--- GIVEN MATERIAL ---

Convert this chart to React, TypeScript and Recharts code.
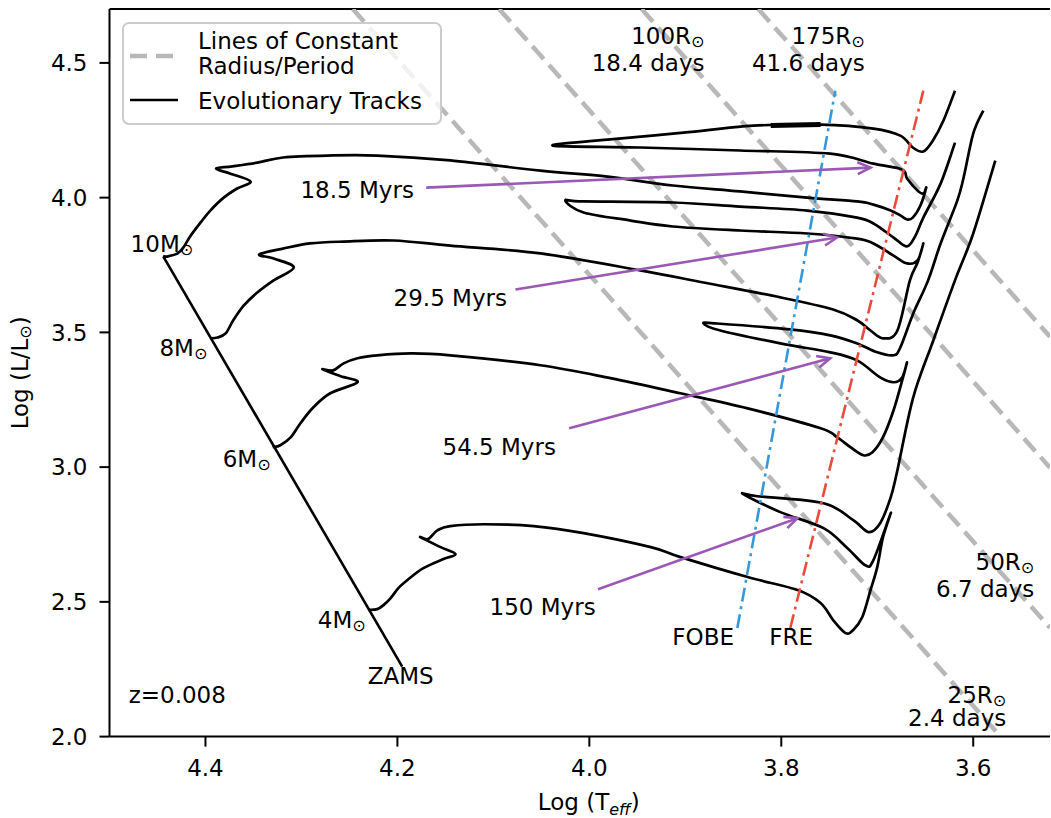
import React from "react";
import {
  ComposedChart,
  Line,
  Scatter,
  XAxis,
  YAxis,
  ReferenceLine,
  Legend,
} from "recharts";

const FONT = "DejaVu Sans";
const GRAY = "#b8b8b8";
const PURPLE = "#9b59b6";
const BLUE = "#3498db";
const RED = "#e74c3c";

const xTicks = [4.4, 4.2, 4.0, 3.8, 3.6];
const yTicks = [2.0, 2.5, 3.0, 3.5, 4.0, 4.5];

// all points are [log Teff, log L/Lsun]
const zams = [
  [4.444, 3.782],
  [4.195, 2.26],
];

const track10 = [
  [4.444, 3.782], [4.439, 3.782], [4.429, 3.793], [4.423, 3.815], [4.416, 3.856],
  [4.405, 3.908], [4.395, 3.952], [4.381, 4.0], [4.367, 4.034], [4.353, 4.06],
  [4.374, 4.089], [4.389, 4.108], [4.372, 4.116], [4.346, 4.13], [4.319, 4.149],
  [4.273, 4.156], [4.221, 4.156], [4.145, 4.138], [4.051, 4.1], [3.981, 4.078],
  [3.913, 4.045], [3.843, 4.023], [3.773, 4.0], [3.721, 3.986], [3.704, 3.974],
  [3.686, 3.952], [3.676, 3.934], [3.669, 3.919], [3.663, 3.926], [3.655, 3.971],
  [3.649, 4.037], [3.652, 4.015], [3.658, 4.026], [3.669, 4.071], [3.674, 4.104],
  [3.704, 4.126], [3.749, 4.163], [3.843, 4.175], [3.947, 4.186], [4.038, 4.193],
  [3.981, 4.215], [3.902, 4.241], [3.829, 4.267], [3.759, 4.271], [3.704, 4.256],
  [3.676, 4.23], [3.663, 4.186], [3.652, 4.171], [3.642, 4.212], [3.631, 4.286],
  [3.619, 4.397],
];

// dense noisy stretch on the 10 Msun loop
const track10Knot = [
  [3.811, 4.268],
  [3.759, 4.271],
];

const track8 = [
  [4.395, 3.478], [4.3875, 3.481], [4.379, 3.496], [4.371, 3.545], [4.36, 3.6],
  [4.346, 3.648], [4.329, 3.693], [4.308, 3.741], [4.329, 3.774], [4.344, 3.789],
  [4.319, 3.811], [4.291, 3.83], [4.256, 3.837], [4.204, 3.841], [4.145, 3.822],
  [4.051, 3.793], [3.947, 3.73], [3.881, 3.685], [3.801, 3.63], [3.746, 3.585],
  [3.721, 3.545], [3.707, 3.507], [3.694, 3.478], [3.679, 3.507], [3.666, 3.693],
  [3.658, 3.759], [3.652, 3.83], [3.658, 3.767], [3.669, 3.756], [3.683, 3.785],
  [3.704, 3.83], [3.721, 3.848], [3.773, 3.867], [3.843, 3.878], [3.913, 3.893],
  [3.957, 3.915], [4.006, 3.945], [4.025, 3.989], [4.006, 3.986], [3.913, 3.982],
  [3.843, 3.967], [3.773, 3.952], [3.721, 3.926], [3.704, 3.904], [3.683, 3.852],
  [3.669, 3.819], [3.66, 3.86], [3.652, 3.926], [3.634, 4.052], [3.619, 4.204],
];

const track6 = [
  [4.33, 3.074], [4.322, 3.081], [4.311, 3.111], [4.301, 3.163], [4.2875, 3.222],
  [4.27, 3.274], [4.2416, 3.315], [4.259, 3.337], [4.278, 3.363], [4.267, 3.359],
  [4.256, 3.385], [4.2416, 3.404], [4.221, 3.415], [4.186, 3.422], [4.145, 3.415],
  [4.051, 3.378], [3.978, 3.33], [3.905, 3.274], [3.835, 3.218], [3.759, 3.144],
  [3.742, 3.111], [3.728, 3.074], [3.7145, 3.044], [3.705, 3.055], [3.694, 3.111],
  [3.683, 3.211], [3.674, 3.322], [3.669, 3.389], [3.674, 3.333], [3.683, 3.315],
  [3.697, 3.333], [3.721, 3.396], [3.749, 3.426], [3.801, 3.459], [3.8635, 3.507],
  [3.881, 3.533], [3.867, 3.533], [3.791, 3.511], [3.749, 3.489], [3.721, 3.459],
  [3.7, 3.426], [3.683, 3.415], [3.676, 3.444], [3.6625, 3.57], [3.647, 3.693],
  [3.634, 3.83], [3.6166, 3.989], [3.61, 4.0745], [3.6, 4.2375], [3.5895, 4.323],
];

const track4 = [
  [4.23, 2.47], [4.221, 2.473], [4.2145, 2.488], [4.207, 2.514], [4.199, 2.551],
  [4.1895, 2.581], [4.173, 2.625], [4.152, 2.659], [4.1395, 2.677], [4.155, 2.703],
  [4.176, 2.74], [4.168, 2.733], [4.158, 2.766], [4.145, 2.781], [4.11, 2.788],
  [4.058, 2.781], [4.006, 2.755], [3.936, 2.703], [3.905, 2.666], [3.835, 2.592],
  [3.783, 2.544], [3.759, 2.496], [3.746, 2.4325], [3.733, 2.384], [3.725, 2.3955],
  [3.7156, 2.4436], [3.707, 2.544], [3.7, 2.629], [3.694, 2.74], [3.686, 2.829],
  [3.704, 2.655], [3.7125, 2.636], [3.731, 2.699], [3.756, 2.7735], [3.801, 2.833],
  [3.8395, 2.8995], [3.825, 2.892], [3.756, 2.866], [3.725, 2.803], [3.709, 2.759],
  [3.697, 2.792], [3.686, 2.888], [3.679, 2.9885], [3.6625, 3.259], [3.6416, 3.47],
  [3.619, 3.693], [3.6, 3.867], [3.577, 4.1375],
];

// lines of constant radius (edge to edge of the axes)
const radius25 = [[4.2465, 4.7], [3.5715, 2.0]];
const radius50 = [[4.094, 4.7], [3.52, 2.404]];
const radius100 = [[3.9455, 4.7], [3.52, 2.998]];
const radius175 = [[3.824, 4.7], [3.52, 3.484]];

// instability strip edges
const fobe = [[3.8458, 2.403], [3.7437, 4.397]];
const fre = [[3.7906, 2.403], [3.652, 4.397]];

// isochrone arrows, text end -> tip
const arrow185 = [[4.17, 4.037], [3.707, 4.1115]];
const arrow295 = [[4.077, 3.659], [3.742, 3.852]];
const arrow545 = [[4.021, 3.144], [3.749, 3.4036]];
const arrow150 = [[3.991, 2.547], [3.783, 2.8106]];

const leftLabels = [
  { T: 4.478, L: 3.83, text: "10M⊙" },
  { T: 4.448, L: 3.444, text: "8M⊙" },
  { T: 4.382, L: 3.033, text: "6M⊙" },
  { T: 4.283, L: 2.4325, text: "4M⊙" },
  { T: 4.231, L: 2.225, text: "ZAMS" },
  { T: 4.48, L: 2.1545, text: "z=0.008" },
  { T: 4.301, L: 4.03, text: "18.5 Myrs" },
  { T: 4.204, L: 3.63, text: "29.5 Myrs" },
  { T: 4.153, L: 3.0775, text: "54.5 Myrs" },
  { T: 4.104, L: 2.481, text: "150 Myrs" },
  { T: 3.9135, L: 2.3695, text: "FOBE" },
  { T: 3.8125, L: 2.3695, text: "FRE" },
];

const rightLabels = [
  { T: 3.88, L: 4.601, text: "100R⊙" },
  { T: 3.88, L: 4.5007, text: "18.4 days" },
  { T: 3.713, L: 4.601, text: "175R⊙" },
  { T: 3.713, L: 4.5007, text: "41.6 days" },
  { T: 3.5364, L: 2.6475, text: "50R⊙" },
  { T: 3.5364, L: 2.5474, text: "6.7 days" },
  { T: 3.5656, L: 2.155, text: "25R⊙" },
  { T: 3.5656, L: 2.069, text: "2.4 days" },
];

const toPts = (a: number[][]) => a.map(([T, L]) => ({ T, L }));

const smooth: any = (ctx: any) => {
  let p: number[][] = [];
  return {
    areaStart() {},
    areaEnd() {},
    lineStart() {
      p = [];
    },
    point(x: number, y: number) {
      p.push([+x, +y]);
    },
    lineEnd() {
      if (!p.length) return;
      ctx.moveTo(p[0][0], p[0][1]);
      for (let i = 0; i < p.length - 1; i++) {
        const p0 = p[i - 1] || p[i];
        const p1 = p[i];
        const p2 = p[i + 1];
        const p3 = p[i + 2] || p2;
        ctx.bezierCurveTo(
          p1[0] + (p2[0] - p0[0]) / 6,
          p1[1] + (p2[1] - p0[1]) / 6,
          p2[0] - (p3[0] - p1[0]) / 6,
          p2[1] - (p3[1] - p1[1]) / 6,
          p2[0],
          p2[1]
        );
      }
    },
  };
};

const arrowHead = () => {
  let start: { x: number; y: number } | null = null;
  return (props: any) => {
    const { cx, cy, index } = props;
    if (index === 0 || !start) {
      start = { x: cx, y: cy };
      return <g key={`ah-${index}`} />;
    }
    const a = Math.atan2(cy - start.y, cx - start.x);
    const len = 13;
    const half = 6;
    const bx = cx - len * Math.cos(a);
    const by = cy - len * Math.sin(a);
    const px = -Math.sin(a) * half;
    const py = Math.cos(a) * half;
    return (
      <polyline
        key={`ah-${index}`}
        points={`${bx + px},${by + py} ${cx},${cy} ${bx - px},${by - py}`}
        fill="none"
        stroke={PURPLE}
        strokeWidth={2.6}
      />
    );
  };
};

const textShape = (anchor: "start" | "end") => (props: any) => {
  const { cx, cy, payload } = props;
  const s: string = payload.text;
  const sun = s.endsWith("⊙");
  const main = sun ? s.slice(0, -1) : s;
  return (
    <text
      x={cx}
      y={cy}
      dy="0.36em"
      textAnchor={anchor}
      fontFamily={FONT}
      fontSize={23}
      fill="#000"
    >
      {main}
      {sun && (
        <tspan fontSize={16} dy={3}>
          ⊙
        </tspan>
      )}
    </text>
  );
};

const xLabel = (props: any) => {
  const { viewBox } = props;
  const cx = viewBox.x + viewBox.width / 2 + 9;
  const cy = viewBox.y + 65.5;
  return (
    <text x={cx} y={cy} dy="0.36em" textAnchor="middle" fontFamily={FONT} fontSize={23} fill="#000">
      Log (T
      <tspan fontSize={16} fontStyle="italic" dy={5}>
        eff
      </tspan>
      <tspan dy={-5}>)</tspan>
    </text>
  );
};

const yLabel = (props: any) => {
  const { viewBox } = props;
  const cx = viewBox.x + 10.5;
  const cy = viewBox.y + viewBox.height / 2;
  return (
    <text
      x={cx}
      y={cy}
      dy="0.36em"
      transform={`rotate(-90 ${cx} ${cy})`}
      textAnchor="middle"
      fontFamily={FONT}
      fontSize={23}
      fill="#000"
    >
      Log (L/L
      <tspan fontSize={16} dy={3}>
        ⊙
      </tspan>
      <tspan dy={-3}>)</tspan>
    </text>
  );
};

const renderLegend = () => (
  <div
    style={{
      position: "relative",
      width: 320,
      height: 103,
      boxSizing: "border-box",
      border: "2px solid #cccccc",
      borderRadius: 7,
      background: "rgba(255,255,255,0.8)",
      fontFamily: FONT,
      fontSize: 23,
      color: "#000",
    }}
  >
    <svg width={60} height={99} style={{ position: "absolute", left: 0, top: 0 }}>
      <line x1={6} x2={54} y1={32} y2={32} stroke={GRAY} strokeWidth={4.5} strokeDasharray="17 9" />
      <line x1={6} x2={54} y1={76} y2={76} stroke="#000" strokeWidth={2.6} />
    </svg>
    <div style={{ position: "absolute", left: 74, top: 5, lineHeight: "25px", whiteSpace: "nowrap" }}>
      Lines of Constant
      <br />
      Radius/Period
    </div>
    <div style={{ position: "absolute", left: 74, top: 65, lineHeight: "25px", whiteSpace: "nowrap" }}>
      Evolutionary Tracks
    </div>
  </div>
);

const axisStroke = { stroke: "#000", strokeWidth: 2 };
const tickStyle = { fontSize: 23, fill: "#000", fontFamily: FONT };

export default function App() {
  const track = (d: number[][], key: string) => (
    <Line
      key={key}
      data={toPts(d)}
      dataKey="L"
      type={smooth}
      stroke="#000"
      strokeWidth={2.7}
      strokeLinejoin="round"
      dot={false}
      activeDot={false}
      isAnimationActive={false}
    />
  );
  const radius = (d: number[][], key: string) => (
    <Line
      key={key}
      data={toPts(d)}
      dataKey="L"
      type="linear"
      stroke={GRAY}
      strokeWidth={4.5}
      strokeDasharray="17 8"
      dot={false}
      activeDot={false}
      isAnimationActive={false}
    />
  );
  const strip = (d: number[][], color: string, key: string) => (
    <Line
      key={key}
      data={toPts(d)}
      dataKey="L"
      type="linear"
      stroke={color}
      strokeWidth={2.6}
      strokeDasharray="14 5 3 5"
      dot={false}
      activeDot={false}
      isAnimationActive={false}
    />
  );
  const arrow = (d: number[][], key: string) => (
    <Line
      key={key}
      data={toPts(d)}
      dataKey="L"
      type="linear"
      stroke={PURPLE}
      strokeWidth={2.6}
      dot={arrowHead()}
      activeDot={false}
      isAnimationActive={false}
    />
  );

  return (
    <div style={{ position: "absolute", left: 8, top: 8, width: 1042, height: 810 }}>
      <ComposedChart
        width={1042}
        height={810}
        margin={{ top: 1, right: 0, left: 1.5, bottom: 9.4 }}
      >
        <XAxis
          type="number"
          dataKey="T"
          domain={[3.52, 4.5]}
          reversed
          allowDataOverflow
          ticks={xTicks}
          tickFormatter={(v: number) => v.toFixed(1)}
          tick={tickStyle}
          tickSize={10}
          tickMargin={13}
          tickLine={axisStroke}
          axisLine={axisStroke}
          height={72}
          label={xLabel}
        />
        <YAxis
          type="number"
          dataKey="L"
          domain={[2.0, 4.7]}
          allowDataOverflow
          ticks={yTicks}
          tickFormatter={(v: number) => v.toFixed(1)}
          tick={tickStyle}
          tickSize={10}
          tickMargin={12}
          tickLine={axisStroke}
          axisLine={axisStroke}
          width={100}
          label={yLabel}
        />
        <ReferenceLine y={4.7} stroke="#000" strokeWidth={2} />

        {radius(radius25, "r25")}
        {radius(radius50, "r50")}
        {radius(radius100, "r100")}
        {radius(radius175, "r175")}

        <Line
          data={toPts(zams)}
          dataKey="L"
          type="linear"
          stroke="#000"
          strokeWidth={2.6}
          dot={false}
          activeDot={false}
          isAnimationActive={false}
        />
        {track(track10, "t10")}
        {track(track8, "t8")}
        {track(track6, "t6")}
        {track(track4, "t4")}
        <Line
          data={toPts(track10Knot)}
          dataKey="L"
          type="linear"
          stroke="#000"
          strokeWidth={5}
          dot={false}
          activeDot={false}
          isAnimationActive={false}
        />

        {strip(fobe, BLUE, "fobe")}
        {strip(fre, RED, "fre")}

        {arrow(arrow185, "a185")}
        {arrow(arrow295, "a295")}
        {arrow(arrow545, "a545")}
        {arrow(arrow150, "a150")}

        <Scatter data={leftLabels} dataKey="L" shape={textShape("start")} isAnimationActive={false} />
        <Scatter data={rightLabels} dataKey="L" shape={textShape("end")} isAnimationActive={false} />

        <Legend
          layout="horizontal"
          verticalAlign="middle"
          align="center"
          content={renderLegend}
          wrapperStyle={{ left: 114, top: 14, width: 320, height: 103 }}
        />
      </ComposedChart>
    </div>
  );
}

---

AIM: From the listing above, copy every line that holds the string "React".

TASK RESPONSE:
Convert this chart to React, TypeScript and Recharts code.
import React from "react";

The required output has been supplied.